**The request**
Leave out the pictures and restate the rest of the data exactly.

**Source material**
--------------------------------------------------
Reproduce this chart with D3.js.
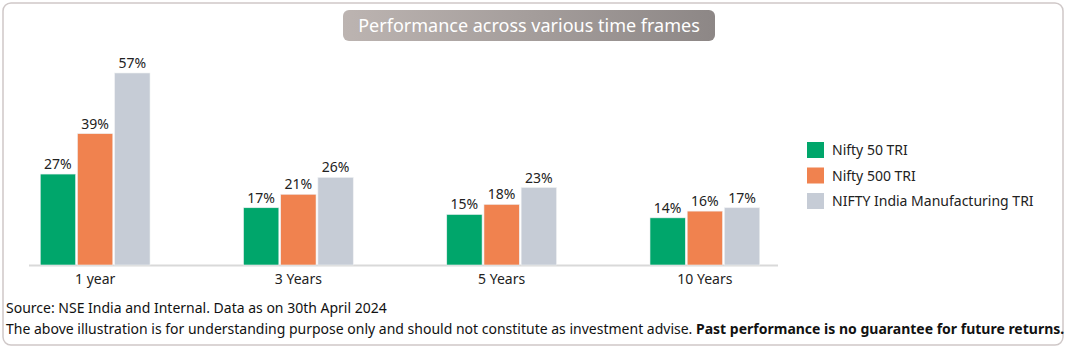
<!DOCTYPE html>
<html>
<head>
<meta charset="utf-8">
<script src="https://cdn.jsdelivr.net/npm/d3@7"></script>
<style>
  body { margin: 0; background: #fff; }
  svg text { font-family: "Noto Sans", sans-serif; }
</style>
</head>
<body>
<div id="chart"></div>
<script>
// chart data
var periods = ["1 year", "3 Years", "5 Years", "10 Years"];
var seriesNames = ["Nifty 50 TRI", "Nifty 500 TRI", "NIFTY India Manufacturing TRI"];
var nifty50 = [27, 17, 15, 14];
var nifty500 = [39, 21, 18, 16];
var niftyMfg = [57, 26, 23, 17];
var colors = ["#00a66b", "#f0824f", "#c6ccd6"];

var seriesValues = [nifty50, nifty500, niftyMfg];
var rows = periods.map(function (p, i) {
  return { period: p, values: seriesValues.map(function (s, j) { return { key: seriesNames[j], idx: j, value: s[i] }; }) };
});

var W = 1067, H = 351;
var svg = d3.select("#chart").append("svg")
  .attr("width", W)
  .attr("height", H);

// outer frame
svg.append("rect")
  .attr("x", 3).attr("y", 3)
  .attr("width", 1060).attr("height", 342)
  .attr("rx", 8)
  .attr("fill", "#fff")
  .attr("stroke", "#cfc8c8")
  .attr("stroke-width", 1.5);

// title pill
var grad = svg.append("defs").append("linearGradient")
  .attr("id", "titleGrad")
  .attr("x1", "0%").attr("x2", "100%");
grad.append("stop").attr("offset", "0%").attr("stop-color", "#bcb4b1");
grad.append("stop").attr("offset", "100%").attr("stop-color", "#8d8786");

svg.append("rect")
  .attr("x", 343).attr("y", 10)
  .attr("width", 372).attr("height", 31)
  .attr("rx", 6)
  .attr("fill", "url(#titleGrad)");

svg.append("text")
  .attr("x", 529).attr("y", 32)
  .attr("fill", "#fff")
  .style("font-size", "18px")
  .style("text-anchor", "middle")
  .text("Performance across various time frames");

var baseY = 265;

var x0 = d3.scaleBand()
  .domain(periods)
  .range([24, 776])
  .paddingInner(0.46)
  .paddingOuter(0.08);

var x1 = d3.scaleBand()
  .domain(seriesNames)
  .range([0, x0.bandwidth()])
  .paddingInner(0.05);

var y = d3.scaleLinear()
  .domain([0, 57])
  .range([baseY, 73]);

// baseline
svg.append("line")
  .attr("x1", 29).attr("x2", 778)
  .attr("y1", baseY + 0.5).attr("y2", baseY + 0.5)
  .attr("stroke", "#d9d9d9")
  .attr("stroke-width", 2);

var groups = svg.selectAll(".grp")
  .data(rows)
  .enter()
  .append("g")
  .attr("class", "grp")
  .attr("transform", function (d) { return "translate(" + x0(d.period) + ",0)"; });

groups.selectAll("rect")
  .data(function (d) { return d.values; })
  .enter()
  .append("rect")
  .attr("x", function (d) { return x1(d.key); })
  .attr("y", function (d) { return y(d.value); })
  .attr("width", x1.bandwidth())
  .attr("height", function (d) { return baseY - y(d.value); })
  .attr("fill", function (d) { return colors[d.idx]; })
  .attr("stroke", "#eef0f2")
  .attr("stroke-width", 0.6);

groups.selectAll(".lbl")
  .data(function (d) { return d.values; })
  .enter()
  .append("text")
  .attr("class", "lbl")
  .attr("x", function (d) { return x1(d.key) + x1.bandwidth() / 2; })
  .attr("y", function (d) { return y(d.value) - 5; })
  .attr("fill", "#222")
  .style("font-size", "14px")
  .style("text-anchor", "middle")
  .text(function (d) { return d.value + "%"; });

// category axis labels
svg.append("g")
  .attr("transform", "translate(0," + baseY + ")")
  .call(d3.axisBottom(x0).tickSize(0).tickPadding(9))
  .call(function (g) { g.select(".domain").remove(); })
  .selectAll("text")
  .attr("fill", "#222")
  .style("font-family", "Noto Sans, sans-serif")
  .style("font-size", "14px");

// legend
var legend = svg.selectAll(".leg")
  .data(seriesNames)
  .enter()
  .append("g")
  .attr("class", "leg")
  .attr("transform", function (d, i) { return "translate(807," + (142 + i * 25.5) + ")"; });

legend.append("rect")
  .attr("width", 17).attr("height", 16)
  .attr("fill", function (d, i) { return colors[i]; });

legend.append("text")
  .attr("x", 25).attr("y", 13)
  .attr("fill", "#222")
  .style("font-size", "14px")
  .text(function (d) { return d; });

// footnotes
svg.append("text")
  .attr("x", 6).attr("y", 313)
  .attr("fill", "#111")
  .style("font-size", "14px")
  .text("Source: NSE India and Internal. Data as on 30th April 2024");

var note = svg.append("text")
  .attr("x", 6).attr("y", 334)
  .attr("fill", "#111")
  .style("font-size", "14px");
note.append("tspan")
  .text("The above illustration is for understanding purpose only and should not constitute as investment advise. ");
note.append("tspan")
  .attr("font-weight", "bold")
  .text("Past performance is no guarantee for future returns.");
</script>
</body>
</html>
--------------------------------------------------
**Task response**
Reproduce this chart with D3.js.
<!DOCTYPE html>
<html>
<head>
<meta charset="utf-8">
<script src="https://cdn.jsdelivr.net/npm/d3@7"></script>
<style>
  body { margin: 0; background: #fff; }
  svg text { font-family: "Noto Sans", sans-serif; }
</style>
</head>
<body>
<div id="chart"></div>
<script>
// chart data
var periods = ["1 year", "3 Years", "5 Years", "10 Years"];
var seriesNames = ["Nifty 50 TRI", "Nifty 500 TRI", "NIFTY India Manufacturing TRI"];
var nifty50 = [27, 17, 15, 14];
var nifty500 = [39, 21, 18, 16];
var niftyMfg = [57, 26, 23, 17];
var colors = ["#00a66b", "#f0824f", "#c6ccd6"];

var seriesValues = [nifty50, nifty500, niftyMfg];
var rows = periods.map(function (p, i) {
  return { period: p, values: seriesValues.map(function (s, j) { return { key: seriesNames[j], idx: j, value: s[i] }; }) };
});

var W = 1067, H = 351;
var svg = d3.select("#chart").append("svg")
  .attr("width", W)
  .attr("height", H);

// outer frame
svg.append("rect")
  .attr("x", 3).attr("y", 3)
  .attr("width", 1060).attr("height", 342)
  .attr("rx", 8)
  .attr("fill", "#fff")
  .attr("stroke", "#cfc8c8")
  .attr("stroke-width", 1.5);

// title pill
var grad = svg.append("defs").append("linearGradient")
  .attr("id", "titleGrad")
  .attr("x1", "0%").attr("x2", "100%");
grad.append("stop").attr("offset", "0%").attr("stop-color", "#bcb4b1");
grad.append("stop").attr("offset", "100%").attr("stop-color", "#8d8786");

svg.append("rect")
  .attr("x", 343).attr("y", 10)
  .attr("width", 372).attr("height", 31)
  .attr("rx", 6)
  .attr("fill", "url(#titleGrad)");

svg.append("text")
  .attr("x", 529).attr("y", 32)
  .attr("fill", "#fff")
  .style("font-size", "18px")
  .style("text-anchor", "middle")
  .text("Performance across various time frames");

var baseY = 265;

var x0 = d3.scaleBand()
  .domain(periods)
  .range([24, 776])
  .paddingInner(0.46)
  .paddingOuter(0.08);

var x1 = d3.scaleBand()
  .domain(seriesNames)
  .range([0, x0.bandwidth()])
  .paddingInner(0.05);

var y = d3.scaleLinear()
  .domain([0, 57])
  .range([baseY, 73]);

// baseline
svg.append("line")
  .attr("x1", 29).attr("x2", 778)
  .attr("y1", baseY + 0.5).attr("y2", baseY + 0.5)
  .attr("stroke", "#d9d9d9")
  .attr("stroke-width", 2);

var groups = svg.selectAll(".grp")
  .data(rows)
  .enter()
  .append("g")
  .attr("class", "grp")
  .attr("transform", function (d) { return "translate(" + x0(d.period) + ",0)"; });

groups.selectAll("rect")
  .data(function (d) { return d.values; })
  .enter()
  .append("rect")
  .attr("x", function (d) { return x1(d.key); })
  .attr("y", function (d) { return y(d.value); })
  .attr("width", x1.bandwidth())
  .attr("height", function (d) { return baseY - y(d.value); })
  .attr("fill", function (d) { return colors[d.idx]; })
  .attr("stroke", "#eef0f2")
  .attr("stroke-width", 0.6);

groups.selectAll(".lbl")
  .data(function (d) { return d.values; })
  .enter()
  .append("text")
  .attr("class", "lbl")
  .attr("x", function (d) { return x1(d.key) + x1.bandwidth() / 2; })
  .attr("y", function (d) { return y(d.value) - 5; })
  .attr("fill", "#222")
  .style("font-size", "14px")
  .style("text-anchor", "middle")
  .text(function (d) { return d.value + "%"; });

// category axis labels
svg.append("g")
  .attr("transform", "translate(0," + baseY + ")")
  .call(d3.axisBottom(x0).tickSize(0).tickPadding(9))
  .call(function (g) { g.select(".domain").remove(); })
  .selectAll("text")
  .attr("fill", "#222")
  .style("font-family", "Noto Sans, sans-serif")
  .style("font-size", "14px");

// legend
var legend = svg.selectAll(".leg")
  .data(seriesNames)
  .enter()
  .append("g")
  .attr("class", "leg")
  .attr("transform", function (d, i) { return "translate(807," + (142 + i * 25.5) + ")"; });

legend.append("rect")
  .attr("width", 17).attr("height", 16)
  .attr("fill", function (d, i) { return colors[i]; });

legend.append("text")
  .attr("x", 25).attr("y", 13)
  .attr("fill", "#222")
  .style("font-size", "14px")
  .text(function (d) { return d; });

// footnotes
svg.append("text")
  .attr("x", 6).attr("y", 313)
  .attr("fill", "#111")
  .style("font-size", "14px")
  .text("Source: NSE India and Internal. Data as on 30th April 2024");

var note = svg.append("text")
  .attr("x", 6).attr("y", 334)
  .attr("fill", "#111")
  .style("font-size", "14px");
note.append("tspan")
  .text("The above illustration is for understanding purpose only and should not constitute as investment advise. ");
note.append("tspan")
  .attr("font-weight", "bold")
  .text("Past performance is no guarantee for future returns.");
</script>
</body>
</html>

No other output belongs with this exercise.